▶ [AIM OF THE EXERCISE]: Copy exactly the lines that run from the top of the listing to the line containing "const yTicks = [0, 140, 20];", both ends included, and omit the pictures.

-------- DATASET CONTENT --------

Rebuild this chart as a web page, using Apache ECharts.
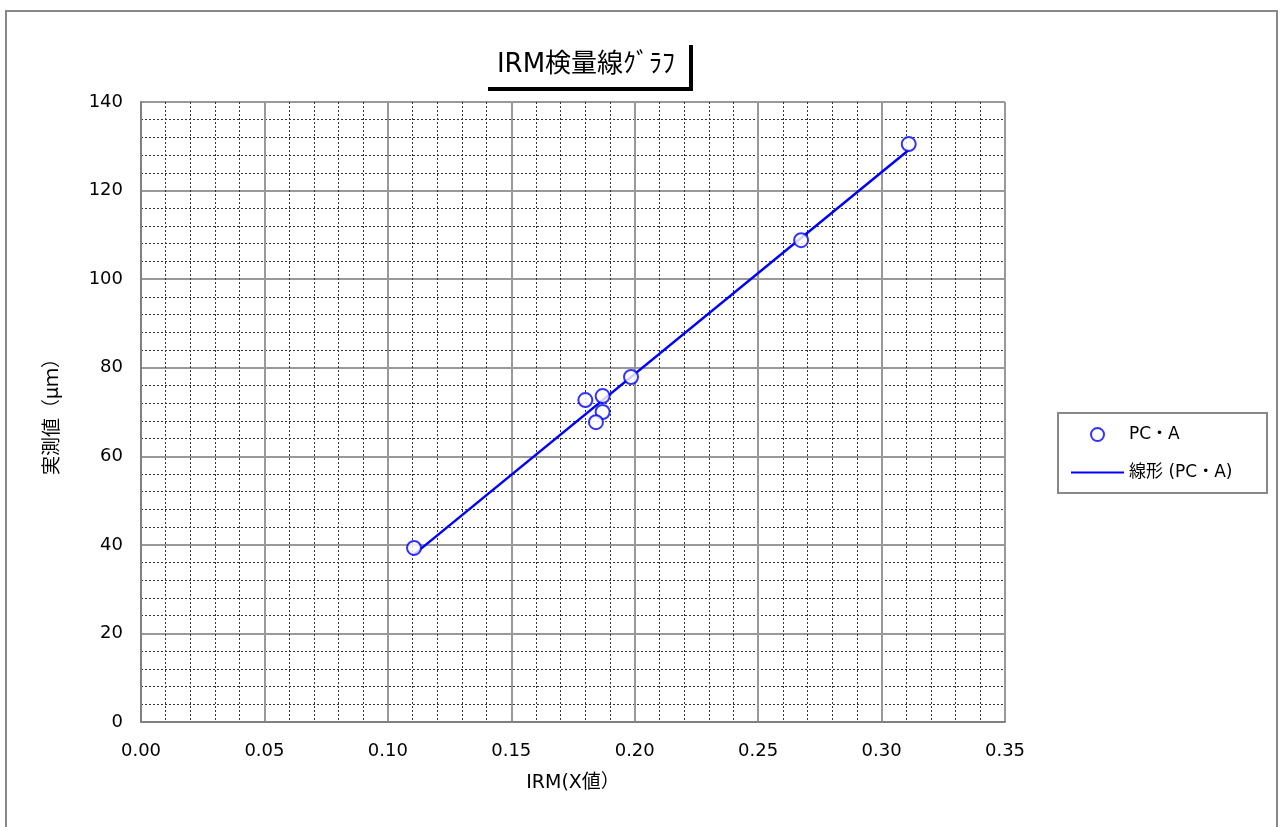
<!DOCTYPE html>
<html>
<head>
<meta charset="utf-8">
<script src="https://cdn.jsdelivr.net/npm/echarts@6/dist/echarts.min.js"></script>
<style>
html,body{margin:0;padding:0;background:#fff;}
#chart{width:1280px;height:827px;}
</style>
</head>
<body>
<div id="chart"></div>
<script>
const titleText = 'IRM検量線ｸﾞﾗﾌ';
const xAxisName = 'IRM(X値）';
const yAxisName = '実測値（μｍ）';
const seriesName = 'PC・A';
const trendName = '線形 (PC・A)';
const irmX = [0.1106, 0.1800, 0.1870, 0.1870, 0.1843, 0.1985, 0.2674, 0.3110];
const measuredY = [39.3, 72.7, 73.6, 70.0, 67.7, 77.9, 108.8, 130.5];
const xTicks = [0, 0.35, 0.05];
const yTicks = [0, 140, 20];

// linear trendline (least squares) from the data
const n = irmX.length;
const mx = irmX.reduce((a, b) => a + b, 0) / n;
const my = measuredY.reduce((a, b) => a + b, 0) / n;
let sxy = 0, sxx = 0;
for (let i = 0; i < n; i++) { sxy += (irmX[i] - mx) * (measuredY[i] - my); sxx += (irmX[i] - mx) ** 2; }
const slope = sxy / sxx, intercept = my - slope * mx;
const xmin = Math.min(...irmX), xmax = Math.max(...irmX);
const trendData = [[xmin, intercept + slope * xmin], [xmax, intercept + slope * xmax]];
const pts = irmX.map((x, i) => [x, measuredY[i]]);

const FONT = "'DejaVu Sans','Noto Sans CJK JP',sans-serif";
const chart = echarts.init(document.getElementById('chart'), null, {renderer: 'canvas'});
chart.setOption({
  animation: false,
  backgroundColor: '#fff',
  grid: {left: 141, right: 275, top: 102, bottom: 105, containLabel: false},
  xAxis: {
    type: 'value', min: xTicks[0], max: xTicks[1], interval: xTicks[2],
    name: xAxisName, nameLocation: 'middle', nameGap: 52,
    nameTextStyle: {fontFamily: FONT, fontSize: 19, color: '#000'},
    axisLine: {show: true, onZero: false, lineStyle: {color: '#808080', width: 2}},
    axisTick: {show: false},
    axisLabel: {fontFamily: FONT, fontSize: 18, color: '#000', margin: 20, formatter: v => v.toFixed(2)},
    splitLine: {show: true, lineStyle: {color: '#999', width: 2}},
    minorTick: {show: false, splitNumber: 5},
    minorSplitLine: {show: true, lineStyle: {color: '#333', width: 1, type: [2, 2]}}
  },
  yAxis: {
    type: 'value', min: yTicks[0], max: yTicks[1], interval: yTicks[2],
    name: yAxisName, nameLocation: 'middle', nameGap: 78, nameRotate: 90,
    nameTextStyle: {fontFamily: FONT, fontSize: 19, color: '#000'},
    axisLine: {show: true, onZero: false, lineStyle: {color: '#808080', width: 2}},
    axisTick: {show: false},
    axisLabel: {fontFamily: FONT, fontSize: 18, color: '#000', margin: 18},
    splitLine: {show: true, lineStyle: {color: '#999', width: 2}},
    minorTick: {show: false, splitNumber: 5},
    minorSplitLine: {show: true, lineStyle: {color: '#333', width: 1, type: [2, 2]}}
  },
  legend: [
    {
      data: [seriesName], left: 1090, top: 426, orient: 'vertical', padding: 0,
      itemWidth: 53, itemHeight: 13, selectedMode: false,
      textStyle: {fontFamily: FONT, fontSize: 17, color: '#000'}
    },
    {
      data: [trendName], left: 1070, top: 464, orient: 'vertical', padding: 0,
      itemWidth: 53, itemHeight: 14, selectedMode: false,
      itemStyle: {opacity: 0},
      textStyle: {fontFamily: FONT, fontSize: 17, color: '#000'}
    }
  ],
  graphic: [
    {type: 'rect', shape: {x: 6, y: 11, width: 1271, height: 840}, style: {fill: 'none', stroke: '#888', lineWidth: 2}, z: 0},
    {type: 'rect', shape: {x: 488, y: 45, width: 205, height: 46}, style: {fill: '#000'}, z: 10},
    {type: 'rect', shape: {x: 484, y: 41, width: 205, height: 46}, style: {fill: '#fff'}, z: 11},
    {type: 'text', x: 586, y: 65, z: 12, style: {text: titleText, fontFamily: FONT, fontSize: 26, fill: '#000', align: 'center', verticalAlign: 'middle'}},
    {type: 'rect', shape: {x: 1058, y: 413, width: 209, height: 80}, style: {fill: 'none', stroke: '#888', lineWidth: 2}, z: 10}
  ],
  series: [
    {
      name: trendName, type: 'line', data: trendData, showSymbol: false, symbol: 'none',
      lineStyle: {color: '#0000ff', width: 2.5}, itemStyle: {color: '#0000ff'}, z: 2, silent: true
    },
    {
      name: seriesName, type: 'scatter', data: pts, symbol: 'circle', symbolSize: 14,
      itemStyle: {color: '#fff', borderColor: '#0000ff', borderWidth: 2}, z: 3
    }
  ]
});
</script>
</body>
</html>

--------

▶ [TASK SOLUTION]:
Rebuild this chart as a web page, using Apache ECharts.
<!DOCTYPE html>
<html>
<head>
<meta charset="utf-8">
<script src="https://cdn.jsdelivr.net/npm/echarts@6/dist/echarts.min.js"></script>
<style>
html,body{margin:0;padding:0;background:#fff;}
#chart{width:1280px;height:827px;}
</style>
</head>
<body>
<div id="chart"></div>
<script>
const titleText = 'IRM検量線ｸﾞﾗﾌ';
const xAxisName = 'IRM(X値）';
const yAxisName = '実測値（μｍ）';
const seriesName = 'PC・A';
const trendName = '線形 (PC・A)';
const irmX = [0.1106, 0.1800, 0.1870, 0.1870, 0.1843, 0.1985, 0.2674, 0.3110];
const measuredY = [39.3, 72.7, 73.6, 70.0, 67.7, 77.9, 108.8, 130.5];
const xTicks = [0, 0.35, 0.05];
const yTicks = [0, 140, 20];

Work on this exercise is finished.